▶ Task details
Find the word "this" in the material below and gather every line that contains it.

▶ The records
* begin *
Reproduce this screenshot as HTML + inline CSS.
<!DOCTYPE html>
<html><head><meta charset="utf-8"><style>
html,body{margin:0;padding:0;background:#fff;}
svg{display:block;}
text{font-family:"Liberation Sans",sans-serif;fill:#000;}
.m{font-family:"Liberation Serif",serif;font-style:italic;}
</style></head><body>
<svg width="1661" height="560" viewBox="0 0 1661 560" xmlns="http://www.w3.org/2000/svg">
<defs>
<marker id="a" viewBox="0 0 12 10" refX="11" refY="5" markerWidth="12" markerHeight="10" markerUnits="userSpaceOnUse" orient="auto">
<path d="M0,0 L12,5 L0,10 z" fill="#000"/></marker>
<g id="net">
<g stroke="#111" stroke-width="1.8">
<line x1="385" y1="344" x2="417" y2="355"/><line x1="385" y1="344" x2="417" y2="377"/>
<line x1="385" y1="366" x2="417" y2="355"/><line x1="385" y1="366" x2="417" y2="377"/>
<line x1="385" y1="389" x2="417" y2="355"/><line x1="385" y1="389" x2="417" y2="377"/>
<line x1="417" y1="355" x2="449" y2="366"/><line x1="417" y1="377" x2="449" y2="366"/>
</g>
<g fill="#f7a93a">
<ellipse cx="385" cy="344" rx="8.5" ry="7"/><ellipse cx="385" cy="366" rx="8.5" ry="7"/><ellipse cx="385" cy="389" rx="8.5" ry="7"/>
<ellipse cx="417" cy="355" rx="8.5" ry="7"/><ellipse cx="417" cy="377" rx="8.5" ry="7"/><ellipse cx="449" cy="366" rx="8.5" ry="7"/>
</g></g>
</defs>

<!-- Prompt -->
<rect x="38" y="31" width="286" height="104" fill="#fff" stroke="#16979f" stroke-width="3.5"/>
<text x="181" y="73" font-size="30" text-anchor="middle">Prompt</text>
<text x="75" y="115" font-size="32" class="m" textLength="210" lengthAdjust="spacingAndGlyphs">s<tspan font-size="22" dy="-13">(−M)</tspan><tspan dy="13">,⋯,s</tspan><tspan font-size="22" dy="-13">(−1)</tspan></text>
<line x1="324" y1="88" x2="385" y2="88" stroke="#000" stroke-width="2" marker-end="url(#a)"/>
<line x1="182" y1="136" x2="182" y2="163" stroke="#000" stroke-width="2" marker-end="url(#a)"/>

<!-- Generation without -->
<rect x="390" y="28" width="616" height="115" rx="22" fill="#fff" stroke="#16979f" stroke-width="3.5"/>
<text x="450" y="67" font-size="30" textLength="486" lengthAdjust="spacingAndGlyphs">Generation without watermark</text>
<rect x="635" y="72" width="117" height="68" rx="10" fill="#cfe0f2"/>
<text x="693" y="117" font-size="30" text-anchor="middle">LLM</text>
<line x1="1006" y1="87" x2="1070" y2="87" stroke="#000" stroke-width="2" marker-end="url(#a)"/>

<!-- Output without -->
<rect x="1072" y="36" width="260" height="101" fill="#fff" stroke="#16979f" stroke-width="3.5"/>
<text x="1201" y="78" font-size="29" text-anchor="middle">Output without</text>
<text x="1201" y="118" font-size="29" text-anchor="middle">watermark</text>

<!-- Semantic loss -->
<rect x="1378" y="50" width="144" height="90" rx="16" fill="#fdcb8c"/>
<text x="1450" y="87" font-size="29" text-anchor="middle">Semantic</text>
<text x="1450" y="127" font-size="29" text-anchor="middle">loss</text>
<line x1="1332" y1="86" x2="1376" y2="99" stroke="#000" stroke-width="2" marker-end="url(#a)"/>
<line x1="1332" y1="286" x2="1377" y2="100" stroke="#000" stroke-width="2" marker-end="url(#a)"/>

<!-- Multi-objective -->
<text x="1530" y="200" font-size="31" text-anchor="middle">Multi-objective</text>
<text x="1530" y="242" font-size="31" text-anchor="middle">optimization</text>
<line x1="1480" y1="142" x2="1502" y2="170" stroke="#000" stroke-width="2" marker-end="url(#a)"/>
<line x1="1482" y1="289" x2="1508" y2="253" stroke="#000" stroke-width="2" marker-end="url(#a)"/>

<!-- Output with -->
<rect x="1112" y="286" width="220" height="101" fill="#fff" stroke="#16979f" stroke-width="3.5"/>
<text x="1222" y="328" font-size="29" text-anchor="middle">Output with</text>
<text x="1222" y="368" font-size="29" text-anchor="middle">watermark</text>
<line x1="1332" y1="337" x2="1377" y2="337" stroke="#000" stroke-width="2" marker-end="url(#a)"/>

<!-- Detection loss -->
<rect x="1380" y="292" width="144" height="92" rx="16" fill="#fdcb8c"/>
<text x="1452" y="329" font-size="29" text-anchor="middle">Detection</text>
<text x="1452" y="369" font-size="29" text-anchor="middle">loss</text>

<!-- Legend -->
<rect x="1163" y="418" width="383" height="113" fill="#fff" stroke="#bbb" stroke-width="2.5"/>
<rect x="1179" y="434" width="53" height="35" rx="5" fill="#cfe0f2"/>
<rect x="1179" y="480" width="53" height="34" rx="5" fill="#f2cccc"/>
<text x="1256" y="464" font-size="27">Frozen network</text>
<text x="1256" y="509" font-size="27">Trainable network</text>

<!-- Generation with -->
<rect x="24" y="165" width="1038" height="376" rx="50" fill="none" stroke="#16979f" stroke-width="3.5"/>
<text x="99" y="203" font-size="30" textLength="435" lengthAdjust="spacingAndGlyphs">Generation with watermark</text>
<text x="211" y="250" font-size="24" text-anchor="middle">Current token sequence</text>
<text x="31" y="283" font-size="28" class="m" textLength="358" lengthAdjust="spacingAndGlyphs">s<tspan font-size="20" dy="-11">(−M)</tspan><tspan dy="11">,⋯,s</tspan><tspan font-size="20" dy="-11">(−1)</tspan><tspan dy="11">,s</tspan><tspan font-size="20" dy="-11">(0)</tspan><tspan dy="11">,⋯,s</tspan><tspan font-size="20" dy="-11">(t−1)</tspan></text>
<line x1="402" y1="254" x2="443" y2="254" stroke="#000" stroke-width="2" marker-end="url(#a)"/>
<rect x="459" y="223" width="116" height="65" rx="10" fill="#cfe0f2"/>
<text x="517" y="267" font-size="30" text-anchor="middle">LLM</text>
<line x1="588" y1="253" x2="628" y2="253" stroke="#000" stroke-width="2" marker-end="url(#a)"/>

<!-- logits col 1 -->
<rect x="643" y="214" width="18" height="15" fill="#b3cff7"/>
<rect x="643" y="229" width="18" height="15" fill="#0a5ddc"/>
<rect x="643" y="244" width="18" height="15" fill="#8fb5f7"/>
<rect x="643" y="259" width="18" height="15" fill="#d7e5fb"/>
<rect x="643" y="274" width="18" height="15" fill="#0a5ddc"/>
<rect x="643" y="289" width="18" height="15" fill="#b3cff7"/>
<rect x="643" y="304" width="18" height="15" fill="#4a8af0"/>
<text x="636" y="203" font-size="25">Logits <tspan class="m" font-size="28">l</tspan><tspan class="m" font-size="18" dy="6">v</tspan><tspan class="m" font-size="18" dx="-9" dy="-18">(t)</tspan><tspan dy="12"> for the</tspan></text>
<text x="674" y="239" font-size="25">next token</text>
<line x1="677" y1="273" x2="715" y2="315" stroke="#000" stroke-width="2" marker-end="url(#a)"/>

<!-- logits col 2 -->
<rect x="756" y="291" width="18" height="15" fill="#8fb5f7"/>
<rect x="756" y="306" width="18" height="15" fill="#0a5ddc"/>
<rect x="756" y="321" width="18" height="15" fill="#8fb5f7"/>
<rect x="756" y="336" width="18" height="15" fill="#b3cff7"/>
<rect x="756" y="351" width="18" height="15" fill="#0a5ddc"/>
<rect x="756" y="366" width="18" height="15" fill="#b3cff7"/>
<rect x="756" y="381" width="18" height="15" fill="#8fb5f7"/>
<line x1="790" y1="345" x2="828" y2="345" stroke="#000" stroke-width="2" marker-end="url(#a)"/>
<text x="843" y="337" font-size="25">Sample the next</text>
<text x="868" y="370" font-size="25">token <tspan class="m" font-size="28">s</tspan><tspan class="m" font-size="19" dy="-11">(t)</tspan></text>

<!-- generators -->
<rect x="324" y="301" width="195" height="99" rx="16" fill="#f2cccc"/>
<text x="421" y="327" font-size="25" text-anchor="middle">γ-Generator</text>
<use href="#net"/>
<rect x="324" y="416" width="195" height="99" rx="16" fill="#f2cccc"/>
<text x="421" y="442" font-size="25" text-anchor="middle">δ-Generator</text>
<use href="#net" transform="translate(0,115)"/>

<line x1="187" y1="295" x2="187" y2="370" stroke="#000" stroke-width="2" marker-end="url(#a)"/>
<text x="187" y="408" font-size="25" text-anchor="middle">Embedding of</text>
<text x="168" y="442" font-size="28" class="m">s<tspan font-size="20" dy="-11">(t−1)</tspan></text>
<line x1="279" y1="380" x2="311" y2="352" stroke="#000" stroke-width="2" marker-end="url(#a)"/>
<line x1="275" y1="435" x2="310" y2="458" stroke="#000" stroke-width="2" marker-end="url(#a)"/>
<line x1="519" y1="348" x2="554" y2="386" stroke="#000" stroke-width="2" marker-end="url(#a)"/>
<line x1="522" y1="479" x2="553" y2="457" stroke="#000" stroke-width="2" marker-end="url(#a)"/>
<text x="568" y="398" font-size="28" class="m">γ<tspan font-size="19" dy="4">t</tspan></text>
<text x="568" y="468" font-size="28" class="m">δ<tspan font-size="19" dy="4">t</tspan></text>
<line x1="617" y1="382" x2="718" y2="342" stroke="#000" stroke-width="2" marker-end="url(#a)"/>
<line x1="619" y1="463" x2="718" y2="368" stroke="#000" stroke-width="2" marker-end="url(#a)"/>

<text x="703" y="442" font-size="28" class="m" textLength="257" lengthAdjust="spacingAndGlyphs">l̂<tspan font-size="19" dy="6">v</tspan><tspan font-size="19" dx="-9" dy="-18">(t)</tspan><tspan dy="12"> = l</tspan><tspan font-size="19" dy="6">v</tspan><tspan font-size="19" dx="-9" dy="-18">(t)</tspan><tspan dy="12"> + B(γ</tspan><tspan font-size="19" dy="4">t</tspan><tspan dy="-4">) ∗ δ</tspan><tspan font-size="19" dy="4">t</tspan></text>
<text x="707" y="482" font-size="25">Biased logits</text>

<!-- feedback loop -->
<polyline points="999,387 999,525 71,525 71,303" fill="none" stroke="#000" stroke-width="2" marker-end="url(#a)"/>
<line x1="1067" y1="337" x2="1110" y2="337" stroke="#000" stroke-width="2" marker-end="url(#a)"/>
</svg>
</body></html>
* end *
* begin *
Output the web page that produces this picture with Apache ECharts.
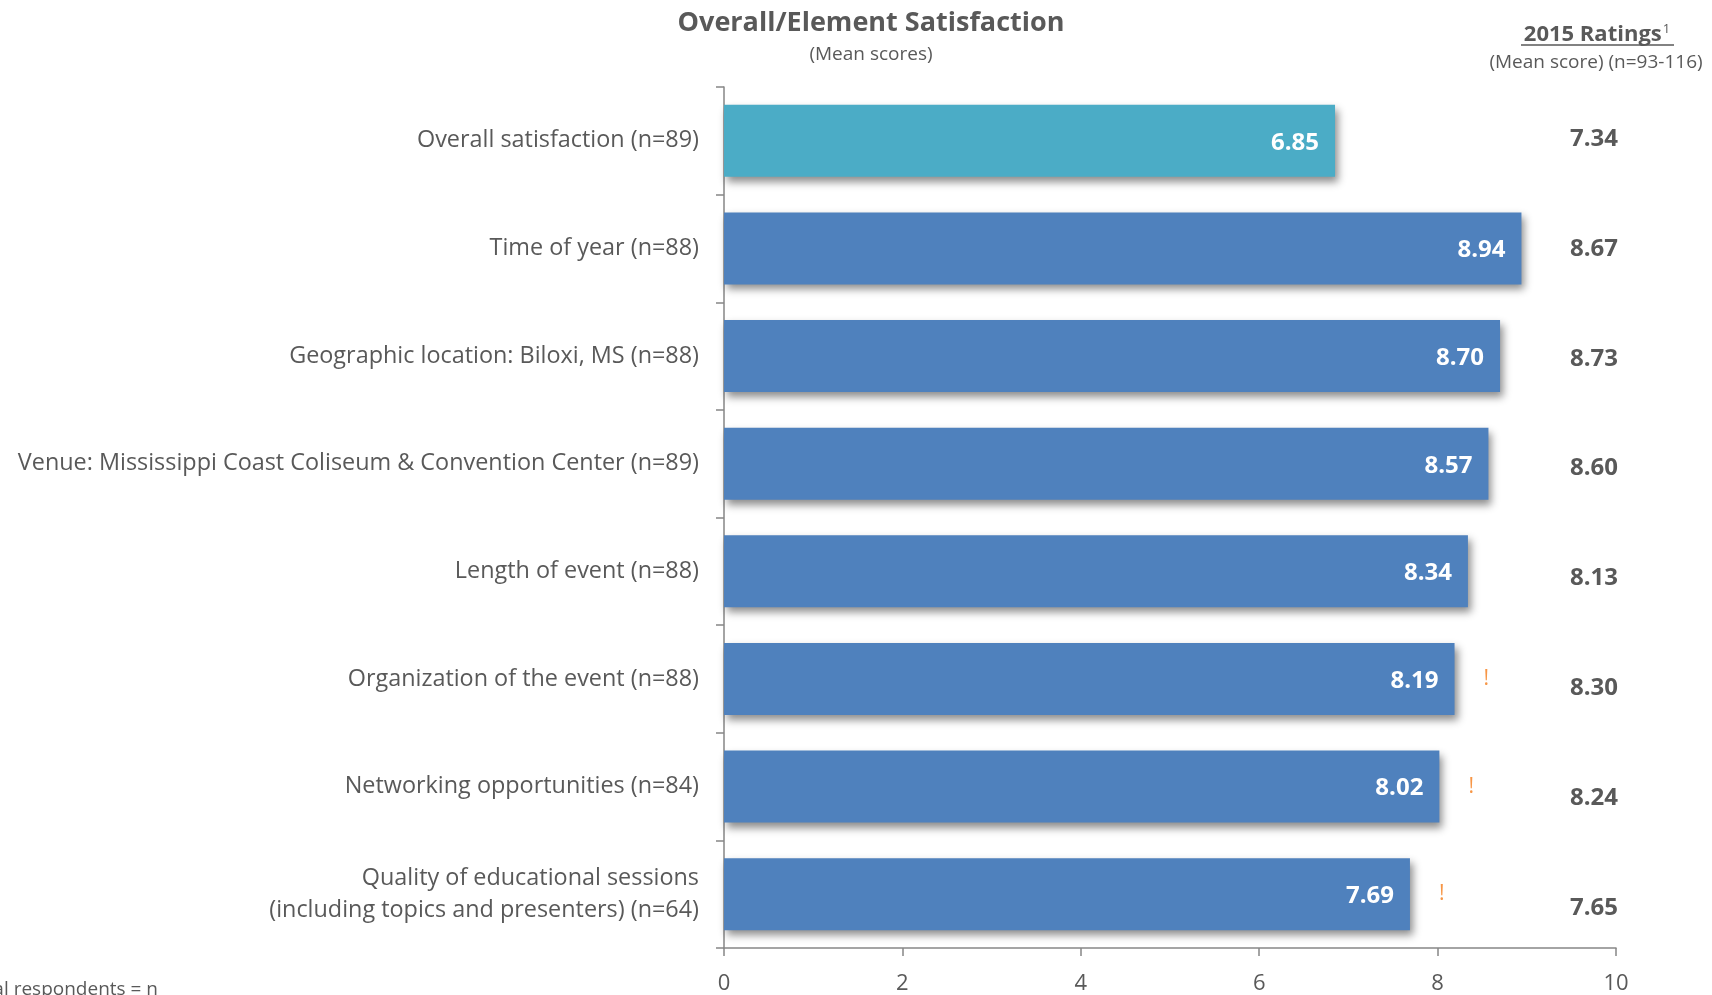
* end *
* begin *
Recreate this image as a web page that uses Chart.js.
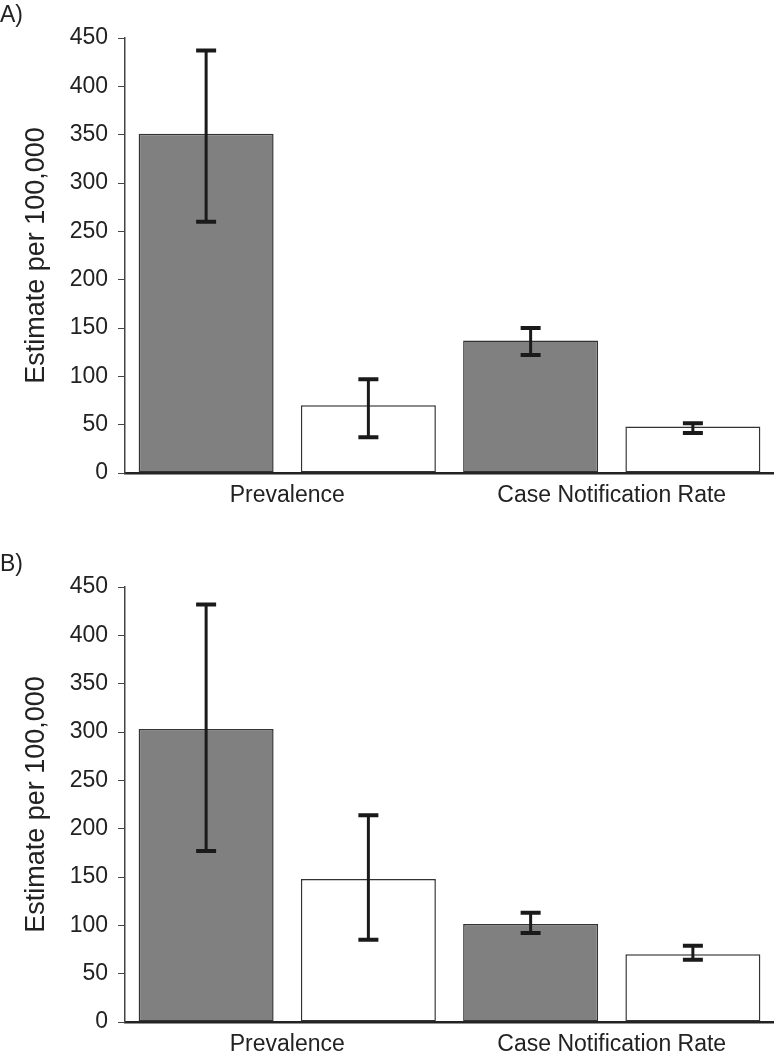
* end *
▶ The answer
Reproduce this screenshot as HTML + inline CSS.
Output the web page that produces this picture with Apache ECharts.
Recreate this image as a web page that uses Chart.js.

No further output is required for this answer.